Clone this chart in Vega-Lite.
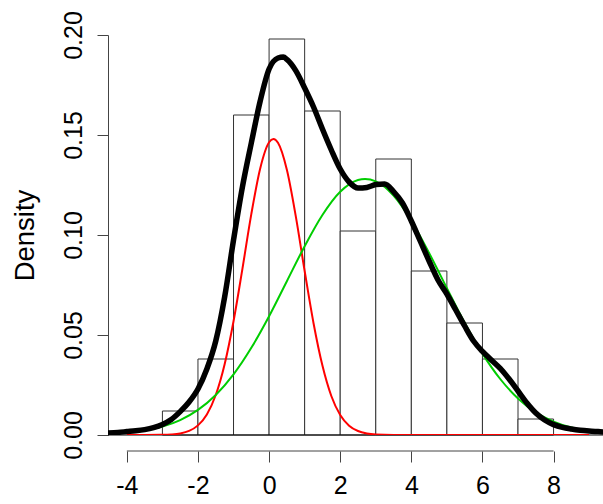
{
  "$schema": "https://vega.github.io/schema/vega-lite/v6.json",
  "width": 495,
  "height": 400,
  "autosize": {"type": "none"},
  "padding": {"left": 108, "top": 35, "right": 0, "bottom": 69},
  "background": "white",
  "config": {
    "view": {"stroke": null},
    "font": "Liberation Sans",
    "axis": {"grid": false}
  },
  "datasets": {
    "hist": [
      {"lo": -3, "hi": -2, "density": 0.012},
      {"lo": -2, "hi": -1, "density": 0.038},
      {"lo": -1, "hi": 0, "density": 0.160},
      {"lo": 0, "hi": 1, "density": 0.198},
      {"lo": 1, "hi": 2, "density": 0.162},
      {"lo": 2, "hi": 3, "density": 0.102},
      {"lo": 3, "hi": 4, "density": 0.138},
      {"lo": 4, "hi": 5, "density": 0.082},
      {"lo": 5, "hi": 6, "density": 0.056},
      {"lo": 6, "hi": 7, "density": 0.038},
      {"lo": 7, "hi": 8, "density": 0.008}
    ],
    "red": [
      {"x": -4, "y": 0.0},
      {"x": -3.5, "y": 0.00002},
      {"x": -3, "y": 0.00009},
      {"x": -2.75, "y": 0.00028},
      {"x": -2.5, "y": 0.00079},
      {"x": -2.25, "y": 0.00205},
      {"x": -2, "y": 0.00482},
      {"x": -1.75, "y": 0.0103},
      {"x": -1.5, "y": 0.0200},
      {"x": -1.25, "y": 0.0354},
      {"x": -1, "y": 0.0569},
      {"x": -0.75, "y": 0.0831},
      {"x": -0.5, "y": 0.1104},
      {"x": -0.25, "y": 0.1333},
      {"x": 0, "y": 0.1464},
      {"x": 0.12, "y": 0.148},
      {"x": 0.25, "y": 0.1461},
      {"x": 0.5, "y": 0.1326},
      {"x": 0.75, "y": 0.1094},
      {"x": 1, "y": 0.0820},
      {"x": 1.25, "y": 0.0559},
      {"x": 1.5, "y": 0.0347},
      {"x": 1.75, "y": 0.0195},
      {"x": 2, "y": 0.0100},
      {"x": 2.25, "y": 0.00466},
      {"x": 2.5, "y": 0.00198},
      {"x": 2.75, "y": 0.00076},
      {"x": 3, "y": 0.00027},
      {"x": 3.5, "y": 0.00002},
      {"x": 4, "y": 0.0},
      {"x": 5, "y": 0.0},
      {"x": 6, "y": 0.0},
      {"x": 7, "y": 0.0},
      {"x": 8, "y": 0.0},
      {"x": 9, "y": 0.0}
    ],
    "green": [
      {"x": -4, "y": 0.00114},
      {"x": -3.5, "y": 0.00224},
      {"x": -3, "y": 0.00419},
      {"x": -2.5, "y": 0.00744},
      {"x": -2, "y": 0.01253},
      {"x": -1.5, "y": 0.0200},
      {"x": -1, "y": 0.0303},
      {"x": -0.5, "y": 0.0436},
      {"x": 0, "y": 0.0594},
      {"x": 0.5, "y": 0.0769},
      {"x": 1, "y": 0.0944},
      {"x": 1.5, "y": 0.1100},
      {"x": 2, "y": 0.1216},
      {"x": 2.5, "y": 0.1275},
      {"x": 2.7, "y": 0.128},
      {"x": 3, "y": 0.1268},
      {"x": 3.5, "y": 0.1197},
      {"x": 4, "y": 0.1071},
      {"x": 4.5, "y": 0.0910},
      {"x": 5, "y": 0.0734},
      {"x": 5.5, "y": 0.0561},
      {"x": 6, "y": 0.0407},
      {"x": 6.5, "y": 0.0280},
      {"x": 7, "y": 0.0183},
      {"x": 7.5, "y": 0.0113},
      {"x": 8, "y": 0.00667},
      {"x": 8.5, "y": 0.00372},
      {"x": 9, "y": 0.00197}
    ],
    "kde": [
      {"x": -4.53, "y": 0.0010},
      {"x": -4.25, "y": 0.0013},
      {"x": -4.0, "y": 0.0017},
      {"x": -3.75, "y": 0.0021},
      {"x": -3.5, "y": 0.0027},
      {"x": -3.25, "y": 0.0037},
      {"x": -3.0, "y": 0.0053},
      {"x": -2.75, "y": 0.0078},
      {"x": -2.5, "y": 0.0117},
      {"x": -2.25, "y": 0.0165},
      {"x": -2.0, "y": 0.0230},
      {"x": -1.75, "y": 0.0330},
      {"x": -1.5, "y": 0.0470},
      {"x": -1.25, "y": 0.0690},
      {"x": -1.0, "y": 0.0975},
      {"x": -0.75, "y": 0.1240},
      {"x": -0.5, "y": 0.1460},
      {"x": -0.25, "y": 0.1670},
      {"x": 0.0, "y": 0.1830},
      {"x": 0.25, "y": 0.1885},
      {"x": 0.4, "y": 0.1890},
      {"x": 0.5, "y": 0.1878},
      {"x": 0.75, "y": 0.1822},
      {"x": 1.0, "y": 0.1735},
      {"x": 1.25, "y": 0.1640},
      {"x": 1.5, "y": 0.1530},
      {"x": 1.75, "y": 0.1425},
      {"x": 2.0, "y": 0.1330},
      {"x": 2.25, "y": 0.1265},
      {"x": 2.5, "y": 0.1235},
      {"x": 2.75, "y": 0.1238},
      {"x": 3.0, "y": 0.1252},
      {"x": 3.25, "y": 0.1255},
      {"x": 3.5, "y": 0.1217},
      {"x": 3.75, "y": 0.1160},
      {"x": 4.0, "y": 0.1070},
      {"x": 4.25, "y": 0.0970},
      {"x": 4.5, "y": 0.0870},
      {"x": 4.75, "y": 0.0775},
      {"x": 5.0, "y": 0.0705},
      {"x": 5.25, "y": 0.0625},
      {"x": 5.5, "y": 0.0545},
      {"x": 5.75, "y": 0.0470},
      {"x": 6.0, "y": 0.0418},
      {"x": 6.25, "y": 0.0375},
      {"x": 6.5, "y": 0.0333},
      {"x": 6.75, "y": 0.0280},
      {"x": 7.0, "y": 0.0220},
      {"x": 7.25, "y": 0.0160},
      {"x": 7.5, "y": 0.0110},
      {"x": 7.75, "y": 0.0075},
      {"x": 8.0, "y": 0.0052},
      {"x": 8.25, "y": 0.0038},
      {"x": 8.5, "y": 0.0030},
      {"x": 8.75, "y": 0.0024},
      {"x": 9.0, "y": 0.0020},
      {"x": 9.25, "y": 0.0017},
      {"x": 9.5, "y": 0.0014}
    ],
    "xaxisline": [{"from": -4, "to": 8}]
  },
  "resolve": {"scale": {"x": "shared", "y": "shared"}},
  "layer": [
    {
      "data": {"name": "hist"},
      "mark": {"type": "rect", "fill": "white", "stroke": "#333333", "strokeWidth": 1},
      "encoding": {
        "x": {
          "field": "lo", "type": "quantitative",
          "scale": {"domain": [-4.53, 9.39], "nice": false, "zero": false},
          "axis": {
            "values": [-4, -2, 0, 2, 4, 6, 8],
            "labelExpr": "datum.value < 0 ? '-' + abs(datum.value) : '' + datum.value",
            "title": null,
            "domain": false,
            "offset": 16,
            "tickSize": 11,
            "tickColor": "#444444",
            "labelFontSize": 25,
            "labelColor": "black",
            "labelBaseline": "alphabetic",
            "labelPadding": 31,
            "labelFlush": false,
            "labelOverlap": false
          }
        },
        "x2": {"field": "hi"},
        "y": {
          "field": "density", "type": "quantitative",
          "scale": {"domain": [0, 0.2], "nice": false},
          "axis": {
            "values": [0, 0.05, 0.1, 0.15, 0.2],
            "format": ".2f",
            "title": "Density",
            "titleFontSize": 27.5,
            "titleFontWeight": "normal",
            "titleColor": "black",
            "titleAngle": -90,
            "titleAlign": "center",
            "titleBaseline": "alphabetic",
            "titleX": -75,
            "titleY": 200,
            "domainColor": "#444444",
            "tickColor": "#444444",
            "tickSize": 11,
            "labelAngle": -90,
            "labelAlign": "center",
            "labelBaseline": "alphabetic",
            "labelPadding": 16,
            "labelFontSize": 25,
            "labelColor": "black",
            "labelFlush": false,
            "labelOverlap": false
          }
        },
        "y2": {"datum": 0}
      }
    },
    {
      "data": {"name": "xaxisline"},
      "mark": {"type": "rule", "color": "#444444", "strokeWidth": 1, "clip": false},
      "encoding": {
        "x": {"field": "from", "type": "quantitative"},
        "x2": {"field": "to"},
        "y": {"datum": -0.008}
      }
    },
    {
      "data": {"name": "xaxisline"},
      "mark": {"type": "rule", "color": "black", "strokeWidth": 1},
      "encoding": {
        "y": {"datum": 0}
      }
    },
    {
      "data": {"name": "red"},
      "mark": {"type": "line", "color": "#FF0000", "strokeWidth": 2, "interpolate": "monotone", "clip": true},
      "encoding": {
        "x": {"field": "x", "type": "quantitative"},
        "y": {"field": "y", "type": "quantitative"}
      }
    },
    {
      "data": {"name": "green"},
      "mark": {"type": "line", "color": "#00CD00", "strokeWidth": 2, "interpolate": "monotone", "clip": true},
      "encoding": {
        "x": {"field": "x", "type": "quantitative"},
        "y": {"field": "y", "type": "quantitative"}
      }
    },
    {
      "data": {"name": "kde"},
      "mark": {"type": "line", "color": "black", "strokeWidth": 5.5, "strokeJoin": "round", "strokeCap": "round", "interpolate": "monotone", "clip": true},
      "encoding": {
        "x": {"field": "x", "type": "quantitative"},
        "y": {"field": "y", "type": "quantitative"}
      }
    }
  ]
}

________________________

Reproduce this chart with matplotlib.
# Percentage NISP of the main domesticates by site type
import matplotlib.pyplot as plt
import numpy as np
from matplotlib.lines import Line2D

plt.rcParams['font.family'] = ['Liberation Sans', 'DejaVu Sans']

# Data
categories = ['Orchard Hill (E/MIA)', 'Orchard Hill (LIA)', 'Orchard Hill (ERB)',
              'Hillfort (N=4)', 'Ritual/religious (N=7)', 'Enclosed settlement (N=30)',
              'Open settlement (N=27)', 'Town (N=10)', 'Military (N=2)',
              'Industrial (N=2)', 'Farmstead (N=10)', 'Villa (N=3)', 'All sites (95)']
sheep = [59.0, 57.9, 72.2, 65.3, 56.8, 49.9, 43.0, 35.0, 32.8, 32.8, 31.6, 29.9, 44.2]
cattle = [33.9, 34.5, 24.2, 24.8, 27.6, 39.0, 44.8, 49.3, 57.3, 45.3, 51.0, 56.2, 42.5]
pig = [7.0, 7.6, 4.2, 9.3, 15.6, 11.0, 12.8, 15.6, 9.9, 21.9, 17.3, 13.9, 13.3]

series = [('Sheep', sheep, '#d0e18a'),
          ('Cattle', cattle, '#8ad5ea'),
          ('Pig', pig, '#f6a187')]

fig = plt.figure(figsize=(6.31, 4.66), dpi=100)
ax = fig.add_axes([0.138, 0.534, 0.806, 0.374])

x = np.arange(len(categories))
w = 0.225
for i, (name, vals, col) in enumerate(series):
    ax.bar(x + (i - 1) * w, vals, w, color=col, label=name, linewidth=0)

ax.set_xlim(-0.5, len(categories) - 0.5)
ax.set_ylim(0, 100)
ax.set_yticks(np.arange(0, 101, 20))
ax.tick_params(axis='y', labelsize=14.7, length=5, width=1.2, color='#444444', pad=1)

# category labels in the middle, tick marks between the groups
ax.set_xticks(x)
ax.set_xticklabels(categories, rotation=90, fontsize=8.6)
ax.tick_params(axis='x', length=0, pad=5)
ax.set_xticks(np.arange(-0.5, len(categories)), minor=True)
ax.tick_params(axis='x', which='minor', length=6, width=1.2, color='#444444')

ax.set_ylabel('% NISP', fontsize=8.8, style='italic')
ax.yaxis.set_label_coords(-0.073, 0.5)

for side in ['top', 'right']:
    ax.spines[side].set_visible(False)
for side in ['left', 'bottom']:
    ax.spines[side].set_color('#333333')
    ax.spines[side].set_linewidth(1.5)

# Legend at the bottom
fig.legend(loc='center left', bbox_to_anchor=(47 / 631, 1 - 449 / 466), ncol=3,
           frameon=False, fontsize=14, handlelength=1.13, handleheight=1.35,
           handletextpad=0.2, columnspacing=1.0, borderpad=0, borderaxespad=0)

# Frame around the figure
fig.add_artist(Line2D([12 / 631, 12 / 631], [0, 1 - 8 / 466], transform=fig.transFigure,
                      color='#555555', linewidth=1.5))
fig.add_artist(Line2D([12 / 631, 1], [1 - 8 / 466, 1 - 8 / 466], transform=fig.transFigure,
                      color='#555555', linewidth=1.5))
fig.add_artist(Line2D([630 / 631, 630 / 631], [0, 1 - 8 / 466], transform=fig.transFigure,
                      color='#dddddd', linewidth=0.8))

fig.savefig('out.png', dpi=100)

________________________

What is expected :: Every line from the one containing "Reproduce this chart with matplotlib." through the one containing "plt.rcParams['font.family'] = ['Liberation" is to be given again exactly, both ends included, and no line outside that range.

Exercise result ::
Reproduce this chart with matplotlib.
# Percentage NISP of the main domesticates by site type
import matplotlib.pyplot as plt
import numpy as np
from matplotlib.lines import Line2D

plt.rcParams['font.family'] = ['Liberation Sans', 'DejaVu Sans']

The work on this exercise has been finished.